→ **Data block**
________

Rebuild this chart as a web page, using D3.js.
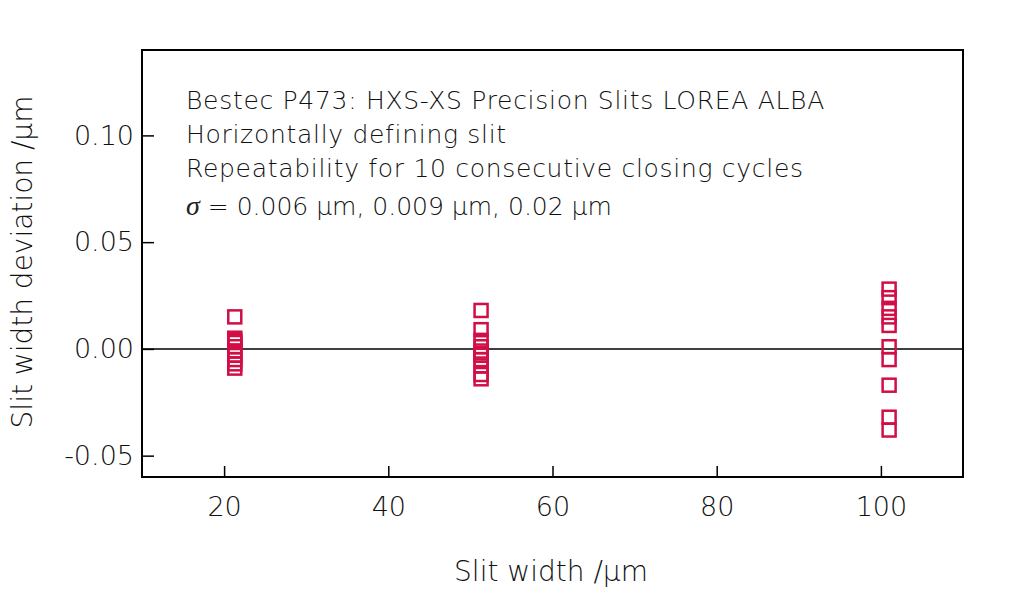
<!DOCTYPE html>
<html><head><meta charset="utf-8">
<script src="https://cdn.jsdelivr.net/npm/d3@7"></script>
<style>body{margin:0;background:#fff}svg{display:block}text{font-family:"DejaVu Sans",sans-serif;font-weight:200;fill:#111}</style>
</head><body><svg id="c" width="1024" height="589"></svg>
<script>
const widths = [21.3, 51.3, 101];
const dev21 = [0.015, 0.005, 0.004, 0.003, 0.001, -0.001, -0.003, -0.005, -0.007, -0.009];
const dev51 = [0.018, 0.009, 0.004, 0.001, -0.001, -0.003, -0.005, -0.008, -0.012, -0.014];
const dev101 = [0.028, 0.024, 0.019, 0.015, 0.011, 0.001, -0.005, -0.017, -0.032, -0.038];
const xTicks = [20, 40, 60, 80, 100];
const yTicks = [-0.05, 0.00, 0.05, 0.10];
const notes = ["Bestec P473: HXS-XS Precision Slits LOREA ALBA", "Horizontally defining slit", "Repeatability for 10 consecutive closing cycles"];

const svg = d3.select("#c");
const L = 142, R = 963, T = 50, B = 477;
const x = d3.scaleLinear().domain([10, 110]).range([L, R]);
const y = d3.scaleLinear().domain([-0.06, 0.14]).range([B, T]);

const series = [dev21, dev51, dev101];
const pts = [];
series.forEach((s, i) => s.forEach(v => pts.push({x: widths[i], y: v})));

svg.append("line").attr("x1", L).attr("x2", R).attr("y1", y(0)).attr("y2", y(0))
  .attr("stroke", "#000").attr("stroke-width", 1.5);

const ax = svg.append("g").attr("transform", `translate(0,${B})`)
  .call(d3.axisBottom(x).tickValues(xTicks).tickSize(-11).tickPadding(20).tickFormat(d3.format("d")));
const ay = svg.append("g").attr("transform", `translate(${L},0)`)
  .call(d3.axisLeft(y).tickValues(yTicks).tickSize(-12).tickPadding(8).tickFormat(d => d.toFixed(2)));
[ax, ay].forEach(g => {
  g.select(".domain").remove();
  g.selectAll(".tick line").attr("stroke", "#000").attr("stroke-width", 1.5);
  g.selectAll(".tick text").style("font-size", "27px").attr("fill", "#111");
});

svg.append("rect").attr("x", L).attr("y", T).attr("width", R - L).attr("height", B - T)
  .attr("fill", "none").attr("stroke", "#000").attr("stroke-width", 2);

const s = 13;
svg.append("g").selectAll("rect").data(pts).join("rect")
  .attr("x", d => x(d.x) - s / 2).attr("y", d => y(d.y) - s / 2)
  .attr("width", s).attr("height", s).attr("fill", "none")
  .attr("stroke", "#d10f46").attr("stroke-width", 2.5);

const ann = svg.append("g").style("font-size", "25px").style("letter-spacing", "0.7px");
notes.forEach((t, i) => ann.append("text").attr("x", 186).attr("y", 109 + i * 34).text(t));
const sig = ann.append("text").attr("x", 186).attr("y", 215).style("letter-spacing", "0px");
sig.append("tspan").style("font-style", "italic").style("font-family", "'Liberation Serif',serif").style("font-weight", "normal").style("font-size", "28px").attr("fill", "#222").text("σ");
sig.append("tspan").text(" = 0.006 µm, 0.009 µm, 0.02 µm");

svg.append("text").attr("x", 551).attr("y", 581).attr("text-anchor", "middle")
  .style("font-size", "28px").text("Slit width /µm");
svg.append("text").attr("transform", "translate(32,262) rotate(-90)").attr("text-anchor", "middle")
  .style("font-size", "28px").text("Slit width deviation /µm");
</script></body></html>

________

→ **Task to complete**
Are you able to set down all the lines above exactly, without any pictures?

→ **The response**
Rebuild this chart as a web page, using D3.js.
<!DOCTYPE html>
<html><head><meta charset="utf-8">
<script src="https://cdn.jsdelivr.net/npm/d3@7"></script>
<style>body{margin:0;background:#fff}svg{display:block}text{font-family:"DejaVu Sans",sans-serif;font-weight:200;fill:#111}</style>
</head><body><svg id="c" width="1024" height="589"></svg>
<script>
const widths = [21.3, 51.3, 101];
const dev21 = [0.015, 0.005, 0.004, 0.003, 0.001, -0.001, -0.003, -0.005, -0.007, -0.009];
const dev51 = [0.018, 0.009, 0.004, 0.001, -0.001, -0.003, -0.005, -0.008, -0.012, -0.014];
const dev101 = [0.028, 0.024, 0.019, 0.015, 0.011, 0.001, -0.005, -0.017, -0.032, -0.038];
const xTicks = [20, 40, 60, 80, 100];
const yTicks = [-0.05, 0.00, 0.05, 0.10];
const notes = ["Bestec P473: HXS-XS Precision Slits LOREA ALBA", "Horizontally defining slit", "Repeatability for 10 consecutive closing cycles"];

const svg = d3.select("#c");
const L = 142, R = 963, T = 50, B = 477;
const x = d3.scaleLinear().domain([10, 110]).range([L, R]);
const y = d3.scaleLinear().domain([-0.06, 0.14]).range([B, T]);

const series = [dev21, dev51, dev101];
const pts = [];
series.forEach((s, i) => s.forEach(v => pts.push({x: widths[i], y: v})));

svg.append("line").attr("x1", L).attr("x2", R).attr("y1", y(0)).attr("y2", y(0))
  .attr("stroke", "#000").attr("stroke-width", 1.5);

const ax = svg.append("g").attr("transform", `translate(0,${B})`)
  .call(d3.axisBottom(x).tickValues(xTicks).tickSize(-11).tickPadding(20).tickFormat(d3.format("d")));
const ay = svg.append("g").attr("transform", `translate(${L},0)`)
  .call(d3.axisLeft(y).tickValues(yTicks).tickSize(-12).tickPadding(8).tickFormat(d => d.toFixed(2)));
[ax, ay].forEach(g => {
  g.select(".domain").remove();
  g.selectAll(".tick line").attr("stroke", "#000").attr("stroke-width", 1.5);
  g.selectAll(".tick text").style("font-size", "27px").attr("fill", "#111");
});

svg.append("rect").attr("x", L).attr("y", T).attr("width", R - L).attr("height", B - T)
  .attr("fill", "none").attr("stroke", "#000").attr("stroke-width", 2);

const s = 13;
svg.append("g").selectAll("rect").data(pts).join("rect")
  .attr("x", d => x(d.x) - s / 2).attr("y", d => y(d.y) - s / 2)
  .attr("width", s).attr("height", s).attr("fill", "none")
  .attr("stroke", "#d10f46").attr("stroke-width", 2.5);

const ann = svg.append("g").style("font-size", "25px").style("letter-spacing", "0.7px");
notes.forEach((t, i) => ann.append("text").attr("x", 186).attr("y", 109 + i * 34).text(t));
const sig = ann.append("text").attr("x", 186).attr("y", 215).style("letter-spacing", "0px");
sig.append("tspan").style("font-style", "italic").style("font-family", "'Liberation Serif',serif").style("font-weight", "normal").style("font-size", "28px").attr("fill", "#222").text("σ");
sig.append("tspan").text(" = 0.006 µm, 0.009 µm, 0.02 µm");

svg.append("text").attr("x", 551).attr("y", 581).attr("text-anchor", "middle")
  .style("font-size", "28px").text("Slit width /µm");
svg.append("text").attr("transform", "translate(32,262) rotate(-90)").attr("text-anchor", "middle")
  .style("font-size", "28px").text("Slit width deviation /µm");
</script></body></html>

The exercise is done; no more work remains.